The inscription cast on the interior of the vessel consists of the characters Fu Xin (Father Xin) positioned below a large graph, possibly reading peng, which depicts a man with a pole balanced over his shoulder suspending two pairs of baskets. This same graph appears on an early Western Zhou you sold at Christie's New York, 21 September 2000, lot 158.
The proportions of the present jue are very similar to other jue of early Western Zhou date including the famous pair in the Palace Museum, Beijing, cast with designs of crested birds. One of the pair is illustrated in Two Hundred Selected Masterpieces from the Palace Museum, Beijing, Tokyo National Museum, 2 January - 19 February 2012, no. 49, and again in The Complete Collection of Treasures of the Palace Museum - 27 - Bronze Ritual Vessels and Musical Instruments, Hong Kong, 2006, p. 150, no. 97. The other jue from this pair is illustrated in Chuka Jinmin Kyowakoku Kodai Seidokiten (Exhibition of Archaic Bronzes from the People's Republic of China), Tokyo and Kyoto, 1976, pl. 39. A third early Western Zhou jue of this type cast around the sides with crested birds was sold at Christie's New York, 13-14 September 2012, lot 1222. Another characteristic these early Western Zhou jue share is the more slender, rounded handle compared to the broader handle of jue from the mid to late Shang period.
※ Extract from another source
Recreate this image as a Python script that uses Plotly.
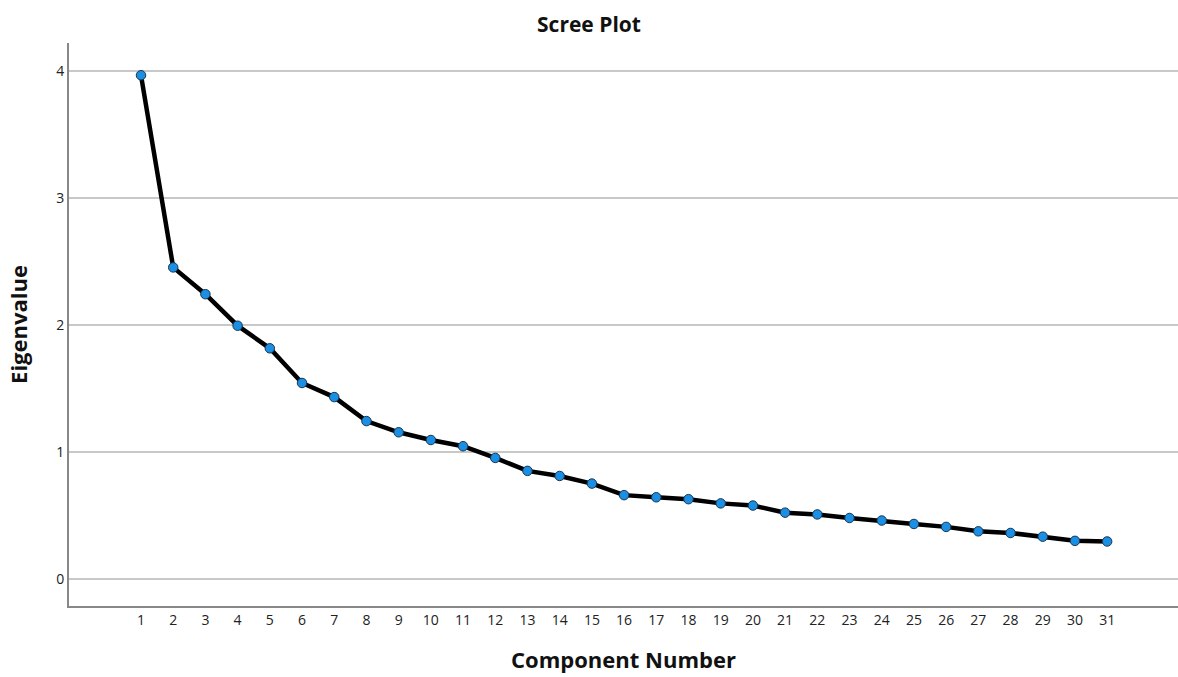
import plotly.graph_objects as go

components = list(range(1, 32))
eigenvalues = [3.966, 2.453, 2.242, 1.994, 1.816, 1.543, 1.432, 1.243, 1.155, 1.094,
               1.045, 0.953, 0.851, 0.811, 0.751, 0.660, 0.643, 0.628, 0.595, 0.578,
               0.522, 0.508, 0.480, 0.460, 0.433, 0.410, 0.375, 0.362, 0.333, 0.300, 0.295]
y_ticks = [0, 1, 2, 3, 4]

fig = go.Figure()
fig.add_trace(go.Scatter(
    x=components, y=eigenvalues, mode="lines+markers",
    line=dict(color="black", width=4.5),
    marker=dict(size=9.5, color="#1b8fe3", line=dict(color="#1a3550", width=1)),
    showlegend=False,
))

fig.update_layout(
    width=1178, height=677,
    margin=dict(l=69, r=0, t=43, b=71),
    paper_bgcolor="white", plot_bgcolor="white",
    font=dict(family="Open Sans, DejaVu Sans, sans-serif", color="#222"),
    title=dict(text="<b>Scree Plot</b>", x=589 / 1178, xanchor="center", y=0.963, yanchor="middle",
               font=dict(size=21, color="#111")),
)
fig.update_xaxes(
    range=[-1.236, 33.2], tickmode="array", tickvals=components,
    ticktext=[str(c) for c in components],
    showgrid=False, zeroline=False,
    showline=True, linecolor="#888", linewidth=2,
    ticks="", tickfont=dict(size=14, color="#222"),
    title=dict(text="<b>Component Number</b>", font=dict(size=22, color="#111"), standoff=25),
)
fig.update_yaxes(
    range=[-0.213, 4.22], tickmode="array", tickvals=y_ticks,
    showgrid=True, gridcolor="#c8c8c8", gridwidth=2, zeroline=False,
    showline=True, linecolor="#888", linewidth=2,
    ticks="", tickfont=dict(size=14, color="#222"),
    title=dict(text="<b>Eigenvalue</b>", font=dict(size=22, color="#111"), standoff=22),
)

fig.write_html(
    "out.html",
    config={"displayModeBar": False},
    post_script="document.body.style.margin='0';document.body.style.overflow='hidden';",
)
Taotie similar to those cast on either side of the present jue, which feature distinctive large horns that curve downwards to flank the mask, can be found on other vessel forms of early Western Zhou date, including a fangding in the Shanghai Museum illustrated in Zhongguo Wenwu jinghua dachuan (Highlights of Chinese Archaeological Objects), Hong Kong, 1994, p. 82, no. 292, and another fangding illustrated by d'Argencé, Ancient Chinese Bronzes in the Avery Brundage Collection, Berkeley, California, 1966, pl. XXIX.